My two years at UWC confronted me with the problem of global poverty. I had colleagues from countries where the majority of the population lives in poverty and colleagues that told me that on their way to school, they had to hop from one island to another (my dearest colleague from Maldive). While I was studying together with them, I understood that for many of my new friends and new UWC family, global warming is an existential threat leading possibly to the destruction of their world, the extermination of entire cultures, languages and nations. And this is what made me want to do something about this. Today, I have the chance to be present at international inter-governmental negotiations and European negotiations and encourage the EU to lead the entire world in this effort to avoid a global catastrophe. 

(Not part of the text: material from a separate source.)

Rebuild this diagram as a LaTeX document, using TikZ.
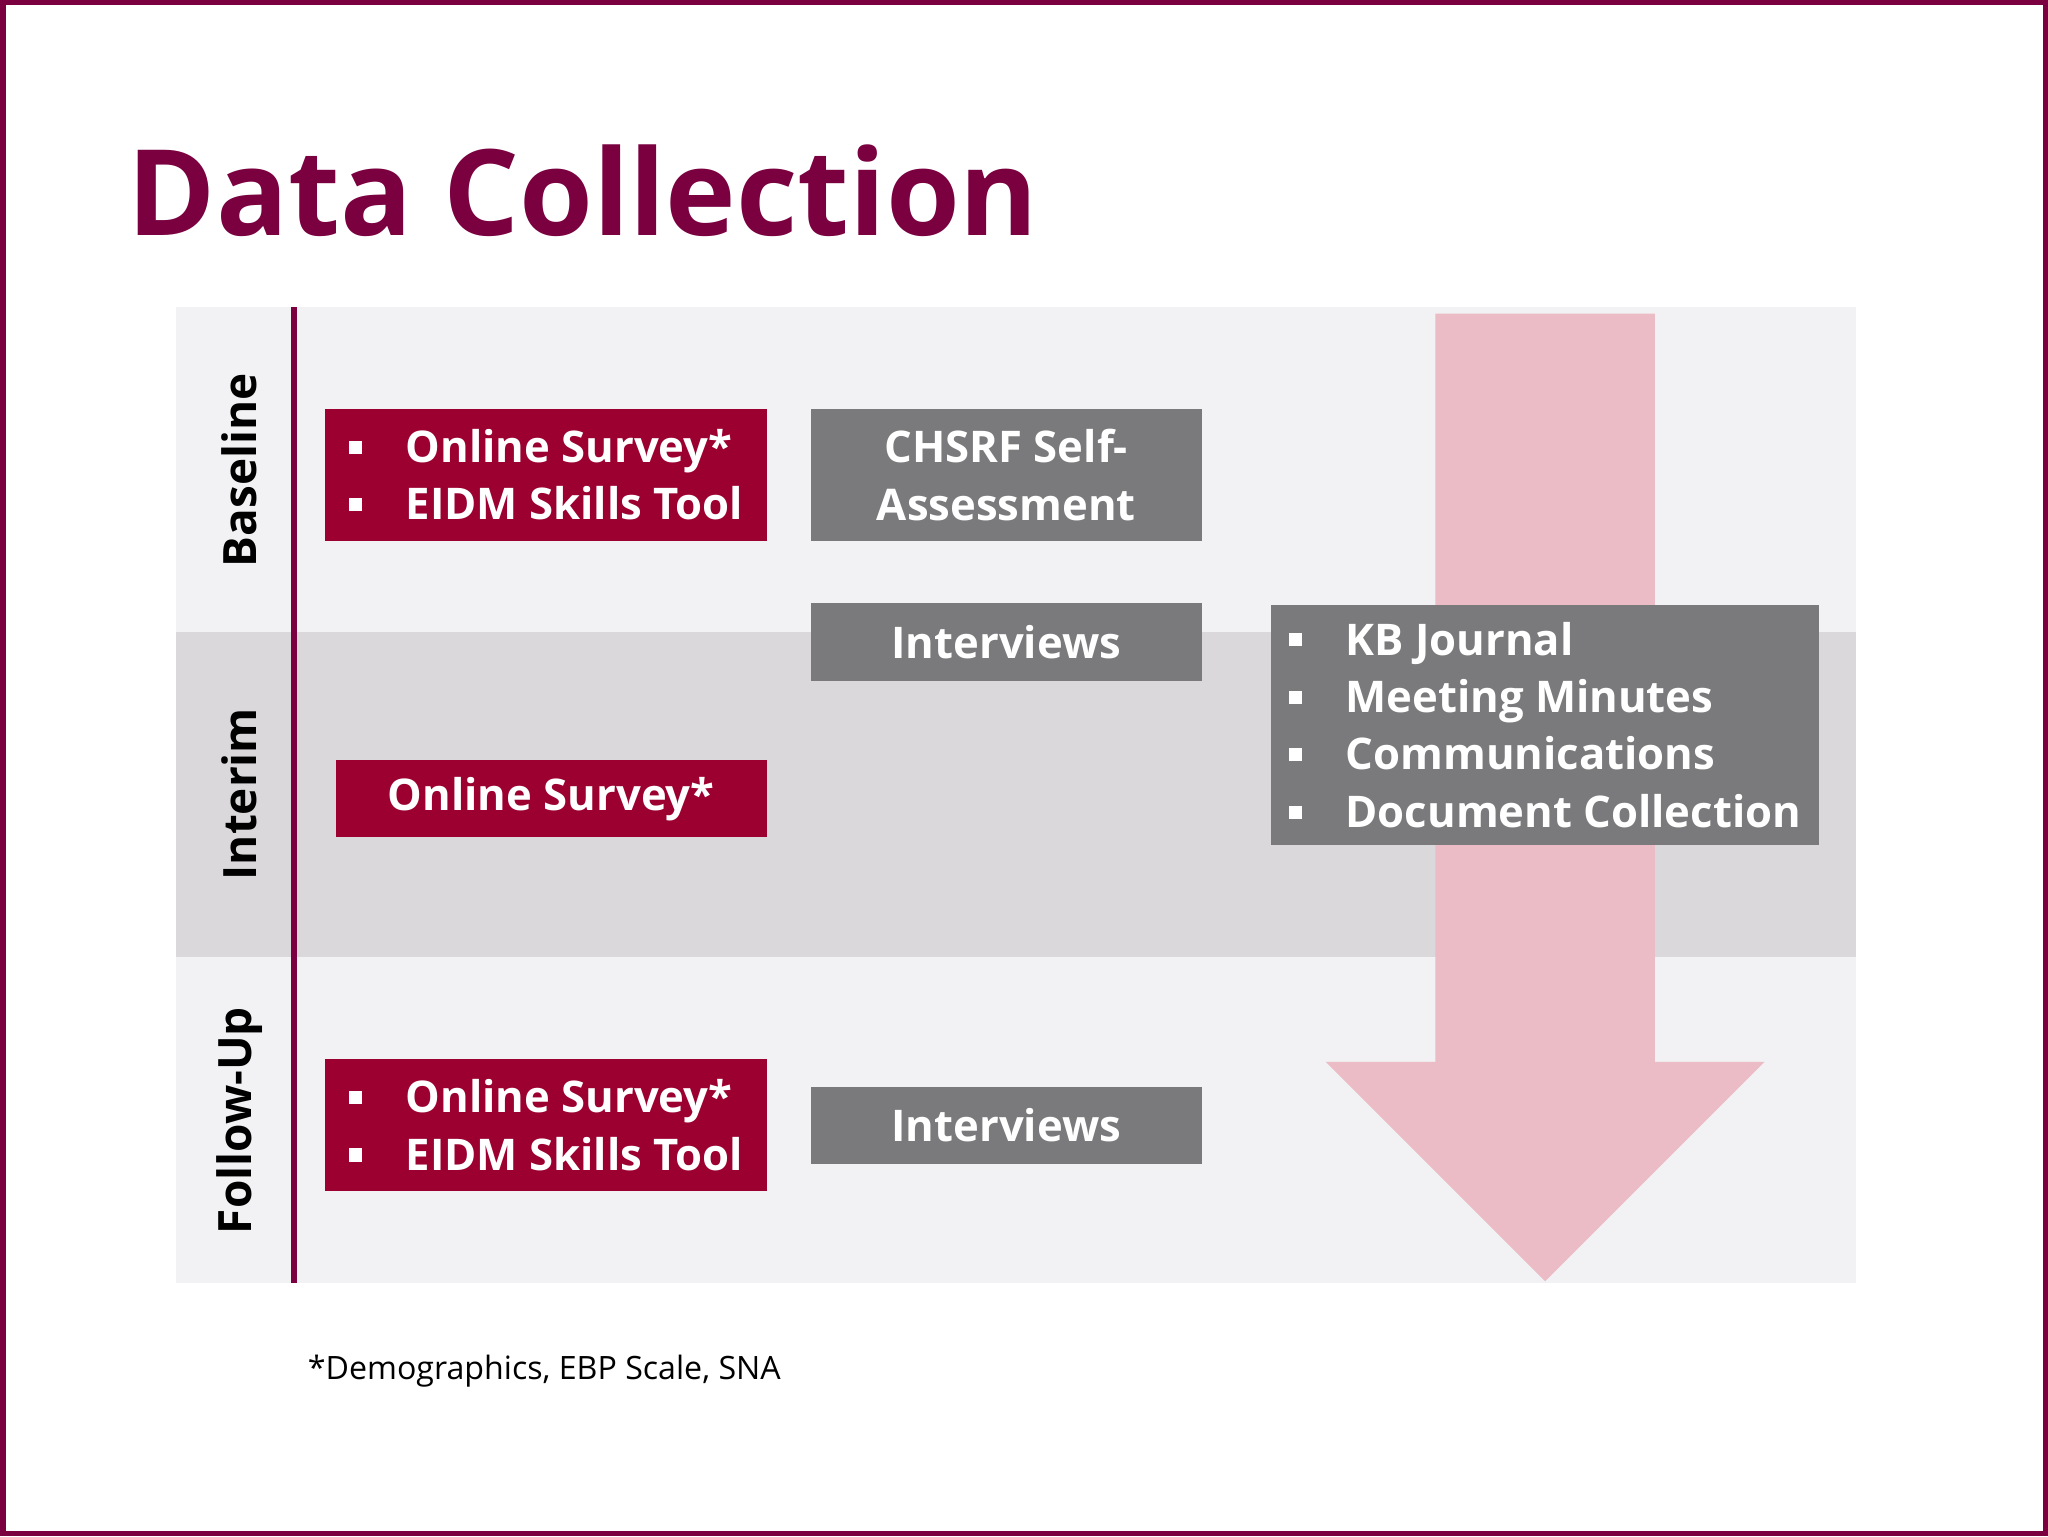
\documentclass[tikz,border=0pt]{standalone}
\usepackage{fontspec}
\setmainfont{Open Sans}
\usetikzlibrary{positioning,calc}
\definecolor{maroon}{HTML}{7A0040}
\definecolor{boxred}{HTML}{9C0031}
\definecolor{boxgray}{HTML}{7A797B}
\definecolor{bandlight}{HTML}{F2F1F3}
\definecolor{banddark}{HTML}{DAD8DB}
\definecolor{arrowpink}{HTML}{EBBCC5}
\newcommand{\sqb}{\rule[0.2em]{0.3em}{0.3em}\hspace{1em}}
\begin{document}
\begin{tikzpicture}[x=0.01cm,y=-0.01cm,
redbox/.style={fill=boxred,draw=none,text=white,font=\bfseries\fontsize{9.5}{11.5}\selectfont,inner sep=0pt},
graybox/.style={fill=boxgray,draw=none,text=white,font=\bfseries\fontsize{9.5}{11.5}\selectfont,inner sep=0pt},
phase/.style={rotate=90,font=\bfseries\fontsize{10}{12}\selectfont}]

% frame
\fill[white] (0,0) rectangle (1568,1176);
\draw[maroon,line width=1.2pt] (2,2) rectangle (1566,1174);

% title
\node[anchor=base west,text=maroon,font=\bfseries\fontsize{26}{30}\selectfont,inner sep=0pt] (title) at (97,180) {Data Collection};

% bands
\fill[bandlight] (135,235) rectangle (1421,484);
\fill[banddark] (135,484) rectangle (1421,733);
\fill[bandlight] (135,733) rectangle (1421,982);
\draw[maroon,line width=1.4pt] (225,235) -- (225,982);

% phases
\node[phase] (base) at (183,360) {Baseline};
\node[phase] (inter) at (183,608) {Interim};
\node[phase] (follow) at (183,858) {Follow-Up};

% arrow
\fill[arrowpink] (1099,240) -- (1267,240) -- (1267,813) -- (1351,813) -- (1183,981)
  -- (1015,813) -- (1099,813) -- cycle;

% boxes
\node[redbox,minimum width=3.38cm,minimum height=1.01cm,align=left] (s1) at (418,363.5)
  {\sqb Online Survey*\\[1pt]\sqb EIDM Skills Tool};
\node[redbox,minimum width=3.30cm,minimum height=0.59cm] (s2) at (422,611.5) {Online Survey*};
\node[redbox,minimum width=3.38cm,minimum height=1.01cm,align=left] (s3) at (418,861.5)
  {\sqb Online Survey*\\[1pt]\sqb EIDM Skills Tool};
\node[graybox,minimum width=2.99cm,minimum height=1.01cm,align=center] (chsrf) at (770.5,363.5)
  {CHSRF Self-\\[1pt]Assessment};
\node[graybox,minimum width=2.99cm,minimum height=0.59cm] (int1) at (770.5,491.5) {Interviews};
\node[graybox,minimum width=2.99cm,minimum height=0.59cm] (int2) at (770.5,861.5) {Interviews};
\node[graybox,minimum width=4.20cm,minimum height=1.84cm,align=left] (docs) at (1183,555)
  {\sqb KB Journal\\[1pt]\sqb Meeting Minutes\\[1pt]\sqb Communications\\[1pt]\sqb Document Collection};

% footnote
\node[anchor=base west,font=\fontsize{7}{9}\selectfont,inner sep=0pt] (note) at (235,1056) {*Demographics, EBP Scale, SNA};
\end{tikzpicture}
\end{document}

My international career does not mean I lost my connection to Romania. I came here every single summer holiday for 8 years, during my studies. In 2011 I returned to Romania where I had the chance to work in an NGO focused on migration, to develop and implement my own educational project called ACT 4 Democracy and finally become a public officer with the Romanian Parliament. And my two years of being "the little Romanian ambassador at UWC" served me well in all these circumstances. I can feel nothing less than gratitude for this extraordinary chance I have been given and continue to live, in my own way, the UWC mission of cultural understanding and promoting peace. This mission means different things for UWC students and this is exactly where its power resides: the idea that each of us will somehow manage to change the world around us.